WEEK IN REVIEW: Stocks mixed on week as Fed, oil, trade and politics command attention
U.S. stocks finished mixed—but posted a strong Q3 advance—with trade uncertainty remaining a source of market skittishness as further tariffs between the U.S. and China went into effect and the latter reportedly declined a next round of talks. Enduring drama in Washington was also met with a persisting U.K. Brexit standoff, but Italy’s fiscal turmoil appeared to take top billing on the global political front to unnerve the markets. The Fed hiked rates for a third time this year as widely expected, but kept alive the possibility of another increase this year and suggested three more moves next year after upgrading the economic outlook.
The solid economic backdrop was on display this week, as Q2 GDP growth was unrevised at a 4.2% quarter-over-quarter annualized rate, new home sales rose more than expected and Consumer Confidence jumped to an 18-year high. Treasury yields were mixed-to-little-changed as the markets grappled with the Fed decision and exacerbated global uneasiness, while the U.S. dollar rebounded from last week’s drop. Crude oil prices extended a rally amid continued supply concerns. Materials and financials saw heavy pressure to weigh on the markets, but the energy sector posted a strong rally and technology issues gained ground.
Next week, the economic calendar will be robust as we head into Q4, courtesy of the ISM Manufacturing Index and ISM non-Manufacturing Index, monthly auto sales, factory orders and the trade balance. However, Fed monitoring is poised to remain in high gear, with two speeches from Chairman Jerome Powell preceding Friday’s September non-farm payroll report.
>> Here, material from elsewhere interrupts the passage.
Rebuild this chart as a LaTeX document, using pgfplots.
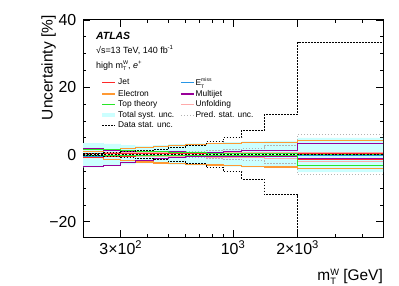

U.S. stock indexes again hit record highs but sentiment and action below the surface may indicate a less bullish picture. The uptrend should continue, but risks have risen, and we believe the signal is for investors to have a neutral stance. Higher oil prices could benefit Canadian and emerging market stocks, but also have the potential to impact central bank actions.